Mother on the roost with two chicks
Life is full of challenges. Things are always changing. Nothing stays the same. And it’s as true for chicks as it is for us. The Milky Way galaxy we live in is moving at some 1,350,000 miles an hour through the universe. Every day we travel some 32 million miles. From the moment we are born until we die, we are never in the same space, traveling through space at incredible, unimaginable speed. All of us, even the chickens. At times it may seem like nothing changes, but every hour of every day hour we travel more than a million miles. At that speed we could buzz around the earth more than 50 times in an hour. So the next time you are in a difficult situation, close your eyes and remember that in an hour you’ll be more than a million miles away from where you are now.
Yesterday evening was a traumatic time for these chicks. Their mother decided it’s time to start roosting again after sleeping with her chicks in a small barn for the last two months. Two of her chicks followed her up to the roost. But the other two couldn’t understand why she wasn’t in their bed. So they spent the night huddled together, wondering where their mother had gone.
Today, they are all together, following her around through the pasture and woods. Maybe tonight, they will all figure out that their mother is roosting with the other grownup chickens and join her and the other chicks on the roost.
It won’t be long before they have an even more traumatic experience, when their mother decides that her mothering time is over and shoos them away when they want to follow her around.

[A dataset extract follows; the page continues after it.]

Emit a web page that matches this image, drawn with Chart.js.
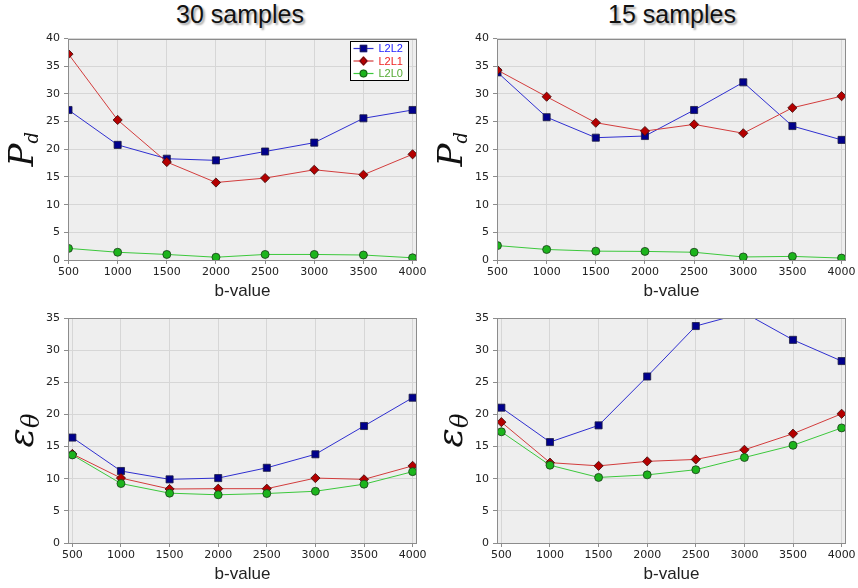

Broiler raised chickens never have to face this ordeal of growing up. Broiler and most farmed chicken never have a mother to contend with. So they never have to confront separation anxiety. Then again, most farmed chicken, broiler-free range-pastured never live this long.
Chicks on their own
Note: The egg you see under the chicks is a wooden egg. I keep wooden eggs in the nests I want the hens to use, to encourage them to lay there. Hens prefer to lay eggs in nests where there are other eggs.